● Written instruction
Please transcribe the data that follows without the pictures, keeping every word the same.

● Information provided
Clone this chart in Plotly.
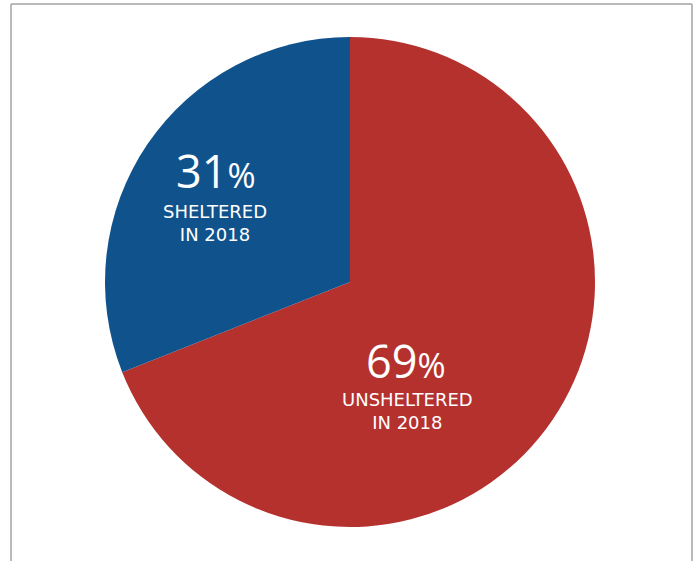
import plotly.graph_objects as go

# Data
categories = ["Unsheltered", "Sheltered"]
values = [69, 31]
label_lines = ["UNSHELTERED<br>IN 2018", "SHELTERED<br>IN 2018"]
colors = ["#B5312E", "#10538C"]

W, H = 695, 561
L, R, T, B = 105, 100, 37, 34
PW, PH = W - L - R, H - T - B

def px(x):
    return (x - L) / PW

def py(y):
    return (H - B - y) / PH

fig = go.Figure(go.Pie(
    labels=categories,
    values=values,
    sort=False,
    direction="clockwise",
    rotation=0,
    marker=dict(colors=colors, line=dict(width=0)),
    textinfo="none",
    hoverinfo="label+percent",
    showlegend=False,
))

# label placement (pixel centres)
num_pos = [(406, 360), (216, 170)]
txt_pos = [(407, 411), (215, 223)]
NUM_FONT = "Open Sans, Lato, sans-serif"
TXT_FONT = "DejaVu Sans, sans-serif"
annotations = []
for i, v in enumerate(values):
    annotations.append(dict(
        x=px(num_pos[i][0]), y=py(num_pos[i][1]), xref="paper", yref="paper",
        text=f"{v}<span style='font-size:34px'>%</span>", showarrow=False,
        font=dict(family=NUM_FONT, size=45, color="white"),
        xanchor="center", yanchor="middle",
    ))
    annotations.append(dict(
        x=px(txt_pos[i][0]), y=py(txt_pos[i][1]), xref="paper", yref="paper",
        text=label_lines[i], showarrow=False,
        font=dict(family=TXT_FONT, size=18, color="white"),
        xanchor="center", yanchor="middle", align="center",
    ))

border = dict(color="#A3A3A3", width=1.5)
shapes = [
    dict(type="line", xref="paper", yref="paper", x0=px(11), x1=px(11), y0=py(4), y1=py(570), line=border),
    dict(type="line", xref="paper", yref="paper", x0=px(11), x1=px(692), y0=py(4), y1=py(4), line=border),
    dict(type="line", xref="paper", yref="paper", x0=px(692), x1=px(692), y0=py(4), y1=py(570), line=border),
]

fig.update_layout(
    width=W, height=H,
    margin=dict(l=L, r=R, t=T, b=B),
    paper_bgcolor="white", plot_bgcolor="white",
    annotations=annotations,
    shapes=shapes,
)

fig.write_html("out.html")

● Problem solution
Clone this chart in Plotly.
import plotly.graph_objects as go

# Data
categories = ["Unsheltered", "Sheltered"]
values = [69, 31]
label_lines = ["UNSHELTERED<br>IN 2018", "SHELTERED<br>IN 2018"]
colors = ["#B5312E", "#10538C"]

W, H = 695, 561
L, R, T, B = 105, 100, 37, 34
PW, PH = W - L - R, H - T - B

def px(x):
    return (x - L) / PW

def py(y):
    return (H - B - y) / PH

fig = go.Figure(go.Pie(
    labels=categories,
    values=values,
    sort=False,
    direction="clockwise",
    rotation=0,
    marker=dict(colors=colors, line=dict(width=0)),
    textinfo="none",
    hoverinfo="label+percent",
    showlegend=False,
))

# label placement (pixel centres)
num_pos = [(406, 360), (216, 170)]
txt_pos = [(407, 411), (215, 223)]
NUM_FONT = "Open Sans, Lato, sans-serif"
TXT_FONT = "DejaVu Sans, sans-serif"
annotations = []
for i, v in enumerate(values):
    annotations.append(dict(
        x=px(num_pos[i][0]), y=py(num_pos[i][1]), xref="paper", yref="paper",
        text=f"{v}<span style='font-size:34px'>%</span>", showarrow=False,
        font=dict(family=NUM_FONT, size=45, color="white"),
        xanchor="center", yanchor="middle",
    ))
    annotations.append(dict(
        x=px(txt_pos[i][0]), y=py(txt_pos[i][1]), xref="paper", yref="paper",
        text=label_lines[i], showarrow=False,
        font=dict(family=TXT_FONT, size=18, color="white"),
        xanchor="center", yanchor="middle", align="center",
    ))

border = dict(color="#A3A3A3", width=1.5)
shapes = [
    dict(type="line", xref="paper", yref="paper", x0=px(11), x1=px(11), y0=py(4), y1=py(570), line=border),
    dict(type="line", xref="paper", yref="paper", x0=px(11), x1=px(692), y0=py(4), y1=py(4), line=border),
    dict(type="line", xref="paper", yref="paper", x0=px(692), x1=px(692), y0=py(4), y1=py(570), line=border),
]

fig.update_layout(
    width=W, height=H,
    margin=dict(l=L, r=R, t=T, b=B),
    paper_bgcolor="white", plot_bgcolor="white",
    annotations=annotations,
    shapes=shapes,
)

fig.write_html("out.html")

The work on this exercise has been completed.